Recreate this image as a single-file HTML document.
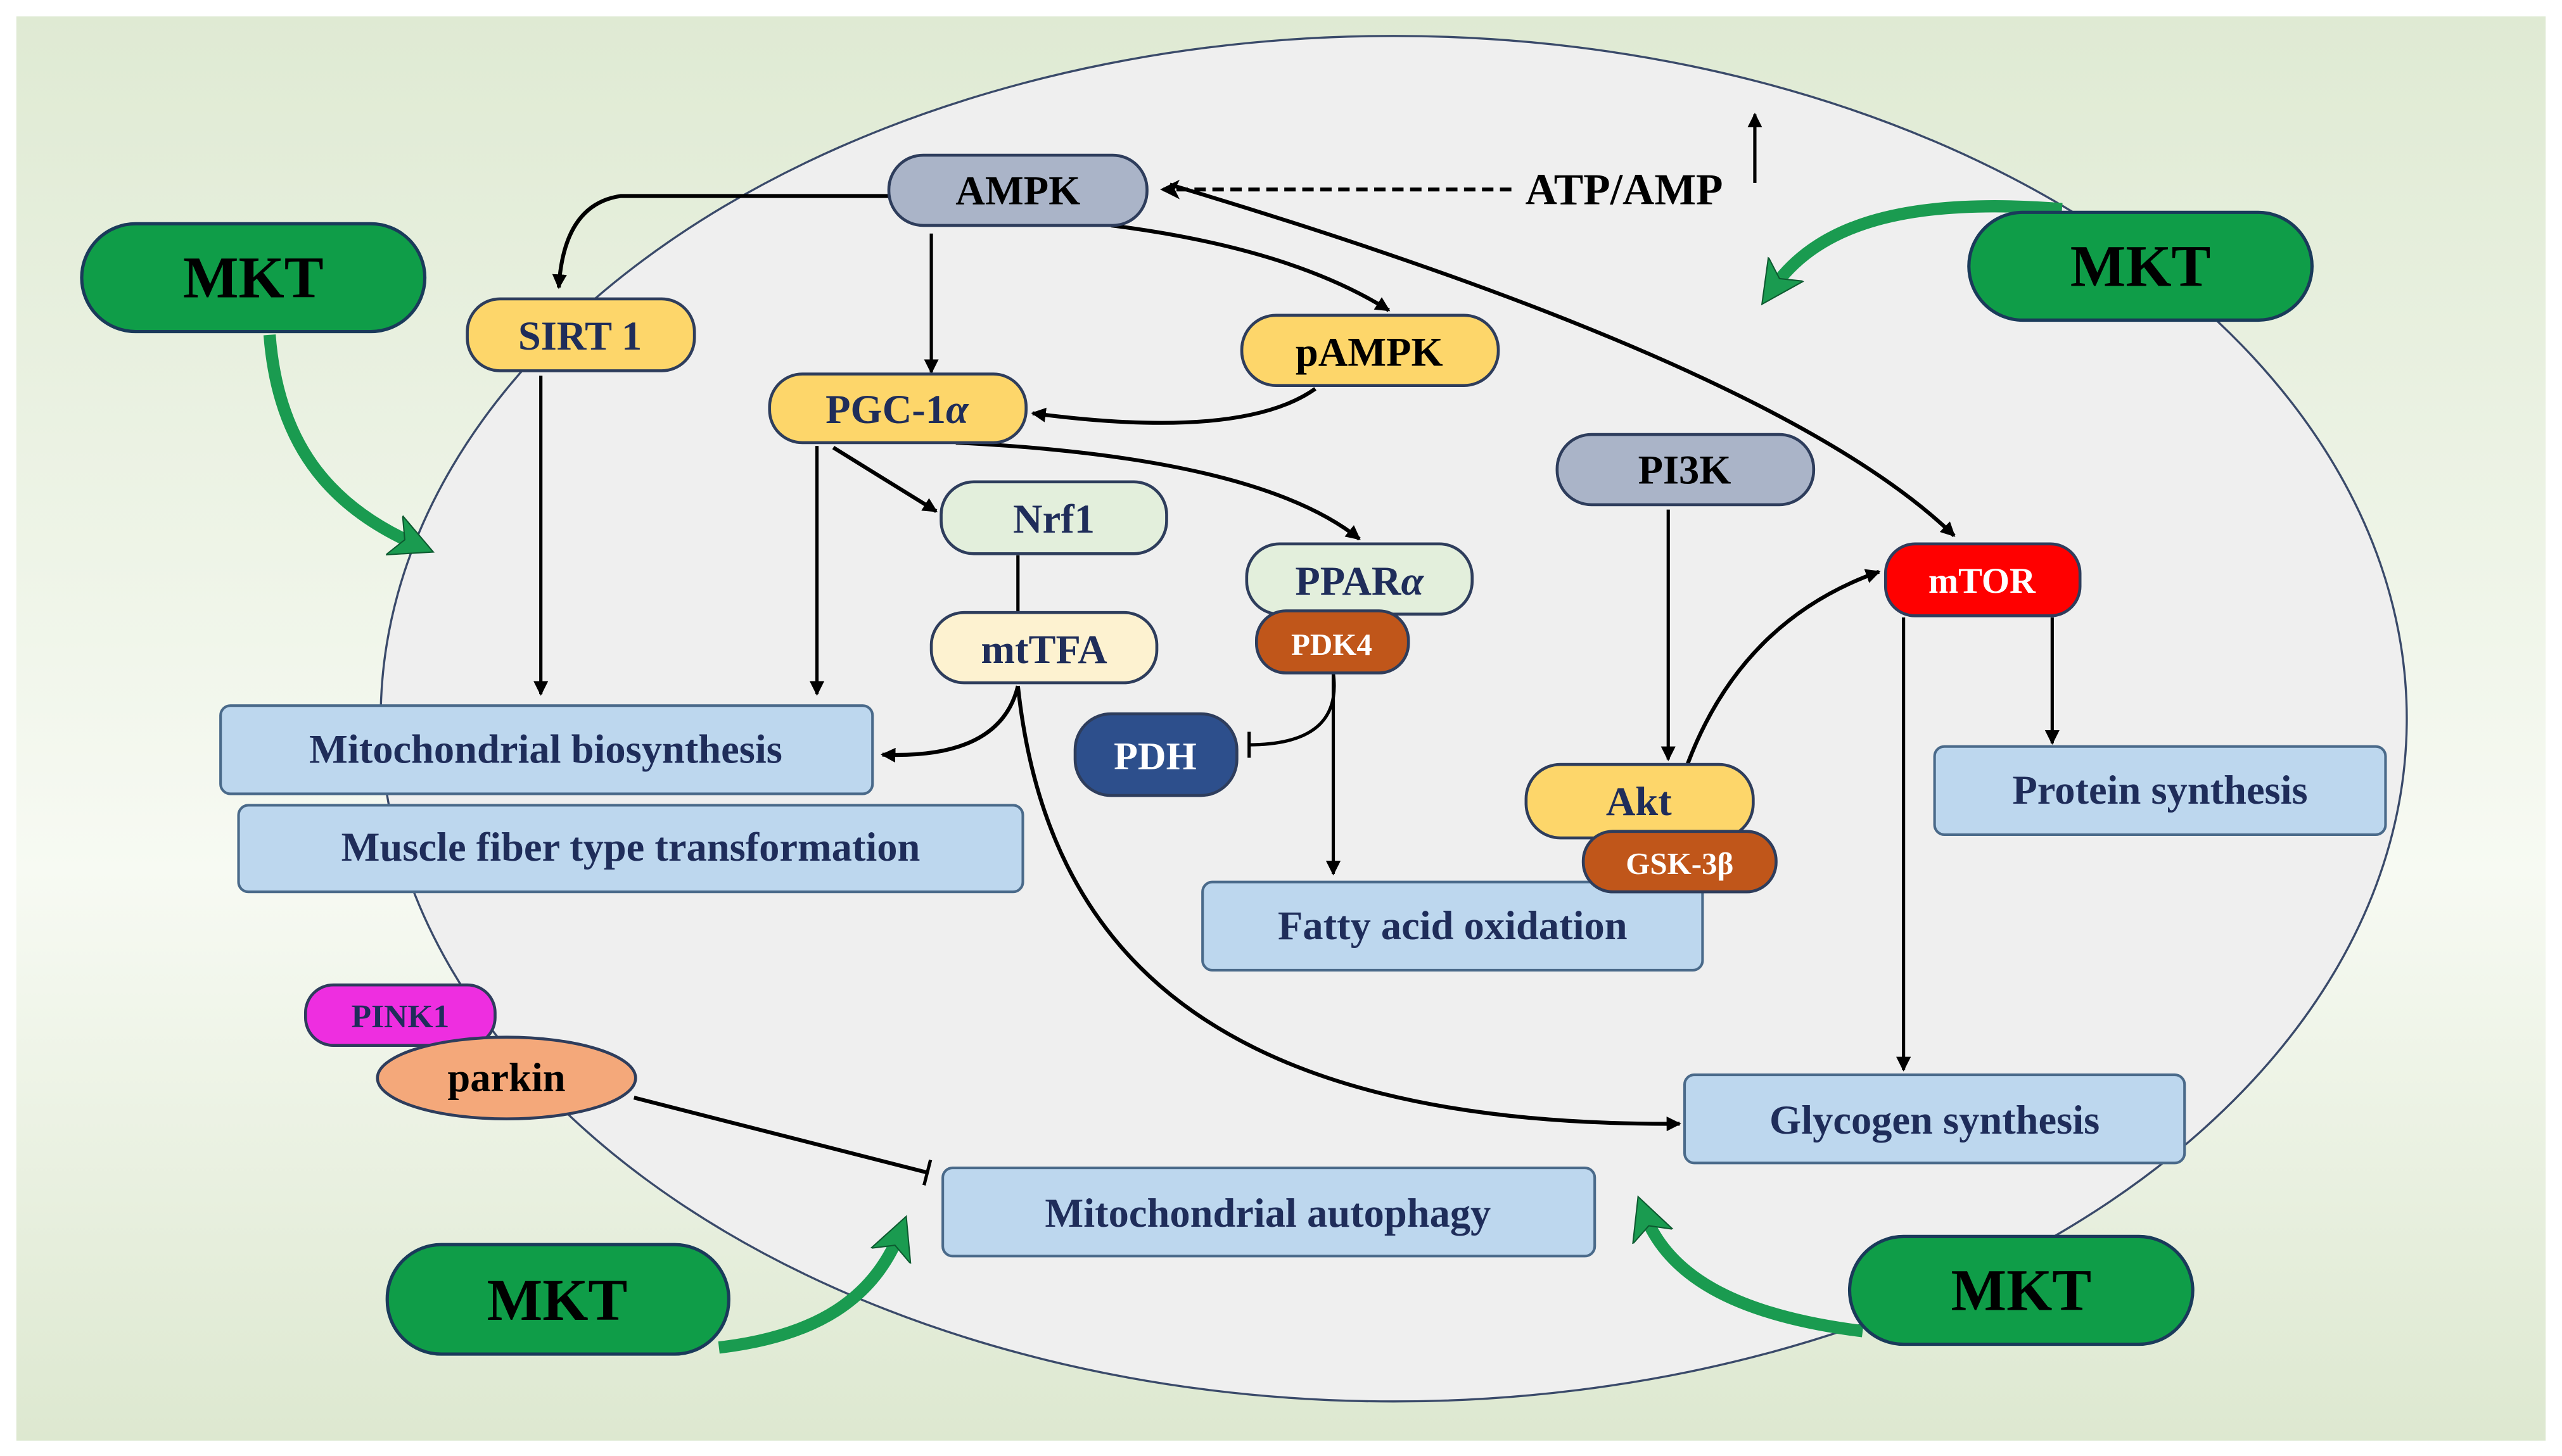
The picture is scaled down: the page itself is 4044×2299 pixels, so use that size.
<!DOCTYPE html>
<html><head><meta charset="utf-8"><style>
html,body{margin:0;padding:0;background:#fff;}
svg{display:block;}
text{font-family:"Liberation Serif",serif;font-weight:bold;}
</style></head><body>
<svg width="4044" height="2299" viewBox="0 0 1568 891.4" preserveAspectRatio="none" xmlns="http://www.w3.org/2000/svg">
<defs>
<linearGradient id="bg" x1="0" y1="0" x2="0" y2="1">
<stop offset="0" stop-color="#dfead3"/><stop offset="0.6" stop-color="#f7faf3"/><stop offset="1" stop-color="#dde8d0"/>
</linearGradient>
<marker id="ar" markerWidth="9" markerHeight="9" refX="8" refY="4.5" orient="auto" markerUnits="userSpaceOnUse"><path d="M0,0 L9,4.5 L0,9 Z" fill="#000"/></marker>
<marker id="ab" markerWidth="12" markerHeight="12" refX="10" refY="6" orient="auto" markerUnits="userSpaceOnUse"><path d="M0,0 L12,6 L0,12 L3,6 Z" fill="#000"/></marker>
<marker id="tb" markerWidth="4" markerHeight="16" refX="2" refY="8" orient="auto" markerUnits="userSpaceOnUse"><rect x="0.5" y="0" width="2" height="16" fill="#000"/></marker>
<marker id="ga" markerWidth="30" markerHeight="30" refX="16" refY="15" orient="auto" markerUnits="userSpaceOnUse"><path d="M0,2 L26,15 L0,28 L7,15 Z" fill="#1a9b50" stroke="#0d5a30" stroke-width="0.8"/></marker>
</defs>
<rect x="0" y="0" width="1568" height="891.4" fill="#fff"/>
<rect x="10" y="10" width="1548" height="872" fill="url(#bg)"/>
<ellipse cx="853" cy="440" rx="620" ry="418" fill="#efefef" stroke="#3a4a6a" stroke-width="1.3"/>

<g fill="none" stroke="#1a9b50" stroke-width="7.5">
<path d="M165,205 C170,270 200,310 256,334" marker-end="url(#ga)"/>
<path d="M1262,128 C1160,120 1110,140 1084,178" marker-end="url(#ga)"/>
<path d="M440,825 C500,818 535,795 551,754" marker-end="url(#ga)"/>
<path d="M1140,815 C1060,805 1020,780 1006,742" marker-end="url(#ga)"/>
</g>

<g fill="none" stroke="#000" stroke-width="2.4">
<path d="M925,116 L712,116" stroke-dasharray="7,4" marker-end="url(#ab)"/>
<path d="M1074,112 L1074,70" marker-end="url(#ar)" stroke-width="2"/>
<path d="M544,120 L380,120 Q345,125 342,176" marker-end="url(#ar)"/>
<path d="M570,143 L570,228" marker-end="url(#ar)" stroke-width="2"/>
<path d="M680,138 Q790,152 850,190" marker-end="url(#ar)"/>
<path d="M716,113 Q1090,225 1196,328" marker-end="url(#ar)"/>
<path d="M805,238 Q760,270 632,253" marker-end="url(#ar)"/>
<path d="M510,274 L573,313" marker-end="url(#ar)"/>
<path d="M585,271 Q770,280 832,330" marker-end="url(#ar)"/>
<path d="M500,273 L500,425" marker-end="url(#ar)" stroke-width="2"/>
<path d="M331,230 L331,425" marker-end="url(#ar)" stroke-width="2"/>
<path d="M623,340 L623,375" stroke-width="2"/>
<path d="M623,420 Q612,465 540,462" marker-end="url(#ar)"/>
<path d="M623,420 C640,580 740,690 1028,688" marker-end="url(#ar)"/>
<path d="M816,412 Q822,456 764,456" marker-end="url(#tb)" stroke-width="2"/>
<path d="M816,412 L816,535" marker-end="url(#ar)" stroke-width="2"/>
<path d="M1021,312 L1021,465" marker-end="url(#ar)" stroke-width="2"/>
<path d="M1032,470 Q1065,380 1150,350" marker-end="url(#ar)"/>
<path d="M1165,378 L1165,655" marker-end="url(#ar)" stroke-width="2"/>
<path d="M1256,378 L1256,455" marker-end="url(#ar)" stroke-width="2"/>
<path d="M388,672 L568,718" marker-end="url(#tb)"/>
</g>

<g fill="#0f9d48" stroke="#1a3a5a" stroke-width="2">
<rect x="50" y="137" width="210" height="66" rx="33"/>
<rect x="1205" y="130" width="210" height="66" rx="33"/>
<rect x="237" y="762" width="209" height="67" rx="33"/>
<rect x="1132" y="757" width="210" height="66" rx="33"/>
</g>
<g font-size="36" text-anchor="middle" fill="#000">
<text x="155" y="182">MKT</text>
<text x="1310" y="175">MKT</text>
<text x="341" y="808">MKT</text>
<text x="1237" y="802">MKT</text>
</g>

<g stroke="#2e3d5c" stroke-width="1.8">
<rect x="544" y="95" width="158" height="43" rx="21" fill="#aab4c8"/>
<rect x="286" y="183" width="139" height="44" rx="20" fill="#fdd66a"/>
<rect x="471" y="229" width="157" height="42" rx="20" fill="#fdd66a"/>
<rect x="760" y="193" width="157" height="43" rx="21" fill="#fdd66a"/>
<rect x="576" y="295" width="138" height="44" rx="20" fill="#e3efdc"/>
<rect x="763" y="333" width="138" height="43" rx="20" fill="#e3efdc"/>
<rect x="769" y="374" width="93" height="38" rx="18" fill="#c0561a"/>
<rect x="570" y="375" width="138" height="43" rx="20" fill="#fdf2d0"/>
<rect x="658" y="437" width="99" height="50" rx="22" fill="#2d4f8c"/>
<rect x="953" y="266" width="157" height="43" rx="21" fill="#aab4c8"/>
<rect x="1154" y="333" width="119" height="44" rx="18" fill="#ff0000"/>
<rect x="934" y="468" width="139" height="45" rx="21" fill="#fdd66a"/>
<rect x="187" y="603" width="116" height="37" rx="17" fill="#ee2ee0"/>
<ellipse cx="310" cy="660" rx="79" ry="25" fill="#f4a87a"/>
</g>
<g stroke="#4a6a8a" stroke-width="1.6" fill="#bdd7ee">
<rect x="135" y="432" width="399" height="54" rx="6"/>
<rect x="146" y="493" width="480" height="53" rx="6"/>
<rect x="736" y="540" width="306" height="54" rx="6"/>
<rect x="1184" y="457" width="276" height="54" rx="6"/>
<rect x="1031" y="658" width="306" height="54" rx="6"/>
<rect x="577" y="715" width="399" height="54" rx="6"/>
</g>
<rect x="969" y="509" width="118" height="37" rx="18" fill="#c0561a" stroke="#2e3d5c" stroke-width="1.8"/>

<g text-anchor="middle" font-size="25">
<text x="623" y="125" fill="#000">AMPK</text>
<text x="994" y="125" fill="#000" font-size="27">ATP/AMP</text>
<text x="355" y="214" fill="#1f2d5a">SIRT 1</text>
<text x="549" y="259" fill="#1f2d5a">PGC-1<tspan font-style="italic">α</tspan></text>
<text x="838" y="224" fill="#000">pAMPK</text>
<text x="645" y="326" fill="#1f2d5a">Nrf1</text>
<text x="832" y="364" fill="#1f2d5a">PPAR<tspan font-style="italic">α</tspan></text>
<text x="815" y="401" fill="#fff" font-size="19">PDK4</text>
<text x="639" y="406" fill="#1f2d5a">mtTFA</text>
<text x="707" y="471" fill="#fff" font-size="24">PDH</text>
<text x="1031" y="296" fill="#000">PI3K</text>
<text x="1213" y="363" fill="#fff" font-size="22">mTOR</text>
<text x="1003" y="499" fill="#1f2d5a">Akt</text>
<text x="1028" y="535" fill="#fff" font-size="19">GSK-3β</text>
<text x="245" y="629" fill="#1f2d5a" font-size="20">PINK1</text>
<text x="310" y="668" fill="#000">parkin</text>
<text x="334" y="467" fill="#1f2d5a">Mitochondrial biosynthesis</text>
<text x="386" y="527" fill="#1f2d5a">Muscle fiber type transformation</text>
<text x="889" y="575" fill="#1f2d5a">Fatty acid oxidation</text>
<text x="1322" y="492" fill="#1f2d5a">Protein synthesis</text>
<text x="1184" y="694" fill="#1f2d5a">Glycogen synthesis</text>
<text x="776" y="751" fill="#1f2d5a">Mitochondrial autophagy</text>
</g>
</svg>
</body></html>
•••••
EXERCISE DESCRIPTION: Identify each line containing the string "size" and copy it out.

SOLUTION TO THE EXERCISE:
The picture is scaled down: the page itself is 4044×2299 pixels, so use that size.
<g font-size="36" text-anchor="middle" fill="#000">
<g text-anchor="middle" font-size="25">
<text x="994" y="125" fill="#000" font-size="27">ATP/AMP</text>
<text x="815" y="401" fill="#fff" font-size="19">PDK4</text>
<text x="707" y="471" fill="#fff" font-size="24">PDH</text>
<text x="1213" y="363" fill="#fff" font-size="22">mTOR</text>
<text x="1028" y="535" fill="#fff" font-size="19">GSK-3β</text>
<text x="245" y="629" fill="#1f2d5a" font-size="20">PINK1</text>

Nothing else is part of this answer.